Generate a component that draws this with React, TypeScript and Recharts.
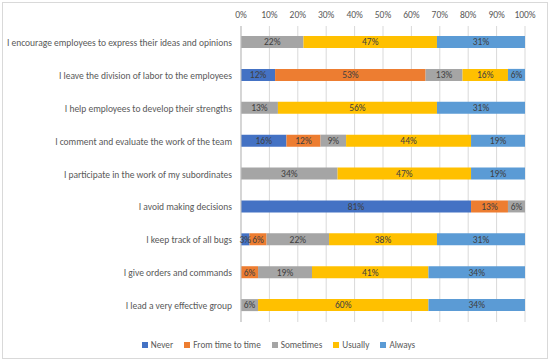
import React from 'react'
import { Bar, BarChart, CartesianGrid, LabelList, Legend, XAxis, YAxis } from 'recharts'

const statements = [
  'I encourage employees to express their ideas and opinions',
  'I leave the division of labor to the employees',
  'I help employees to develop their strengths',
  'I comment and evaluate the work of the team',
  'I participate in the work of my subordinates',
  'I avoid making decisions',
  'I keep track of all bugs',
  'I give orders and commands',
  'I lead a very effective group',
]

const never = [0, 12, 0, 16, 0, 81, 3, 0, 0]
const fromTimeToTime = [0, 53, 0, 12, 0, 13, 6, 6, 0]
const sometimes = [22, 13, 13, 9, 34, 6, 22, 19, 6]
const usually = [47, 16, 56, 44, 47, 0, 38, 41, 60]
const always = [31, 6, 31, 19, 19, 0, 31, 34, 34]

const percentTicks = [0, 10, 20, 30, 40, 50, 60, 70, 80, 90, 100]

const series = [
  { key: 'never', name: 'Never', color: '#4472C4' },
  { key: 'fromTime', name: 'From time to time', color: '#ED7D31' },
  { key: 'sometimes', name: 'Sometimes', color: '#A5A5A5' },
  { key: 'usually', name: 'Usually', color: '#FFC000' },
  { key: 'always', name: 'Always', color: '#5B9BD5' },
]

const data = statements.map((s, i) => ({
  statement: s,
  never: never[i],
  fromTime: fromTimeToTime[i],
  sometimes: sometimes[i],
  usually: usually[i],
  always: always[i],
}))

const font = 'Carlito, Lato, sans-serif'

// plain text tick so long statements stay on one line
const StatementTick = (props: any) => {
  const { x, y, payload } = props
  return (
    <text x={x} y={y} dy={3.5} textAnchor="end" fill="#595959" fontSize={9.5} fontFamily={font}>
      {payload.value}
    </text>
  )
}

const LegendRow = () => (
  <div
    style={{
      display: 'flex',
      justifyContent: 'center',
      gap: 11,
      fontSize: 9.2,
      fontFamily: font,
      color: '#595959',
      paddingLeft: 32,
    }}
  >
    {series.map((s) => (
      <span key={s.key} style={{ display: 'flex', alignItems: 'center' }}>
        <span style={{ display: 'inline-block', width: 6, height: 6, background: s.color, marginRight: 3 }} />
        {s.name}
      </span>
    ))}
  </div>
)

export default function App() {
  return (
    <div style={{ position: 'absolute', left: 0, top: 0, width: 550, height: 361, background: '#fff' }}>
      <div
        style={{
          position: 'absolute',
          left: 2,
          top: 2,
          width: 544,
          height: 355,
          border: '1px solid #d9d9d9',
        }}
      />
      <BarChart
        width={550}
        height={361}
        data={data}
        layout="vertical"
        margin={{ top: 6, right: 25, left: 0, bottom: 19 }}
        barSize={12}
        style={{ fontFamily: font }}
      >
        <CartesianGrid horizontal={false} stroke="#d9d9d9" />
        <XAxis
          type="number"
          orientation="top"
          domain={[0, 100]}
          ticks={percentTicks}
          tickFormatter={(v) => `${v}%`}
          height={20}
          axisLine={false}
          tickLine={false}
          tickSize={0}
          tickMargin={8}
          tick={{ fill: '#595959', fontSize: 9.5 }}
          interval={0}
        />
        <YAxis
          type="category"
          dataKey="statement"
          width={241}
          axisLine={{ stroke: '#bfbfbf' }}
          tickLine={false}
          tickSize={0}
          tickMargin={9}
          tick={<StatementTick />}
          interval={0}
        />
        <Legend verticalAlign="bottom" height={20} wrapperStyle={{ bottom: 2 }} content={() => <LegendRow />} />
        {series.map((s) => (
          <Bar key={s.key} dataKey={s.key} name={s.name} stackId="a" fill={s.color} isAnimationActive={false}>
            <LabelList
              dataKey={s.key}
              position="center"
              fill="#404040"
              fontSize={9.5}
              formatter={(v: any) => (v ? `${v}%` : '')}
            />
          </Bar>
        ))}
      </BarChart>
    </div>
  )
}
______
**Given exercise**: Which lines hold the word "React"? Copy all of them.

**Answer to this exercise**:
Generate a component that draws this with React, TypeScript and Recharts.
import React from 'react'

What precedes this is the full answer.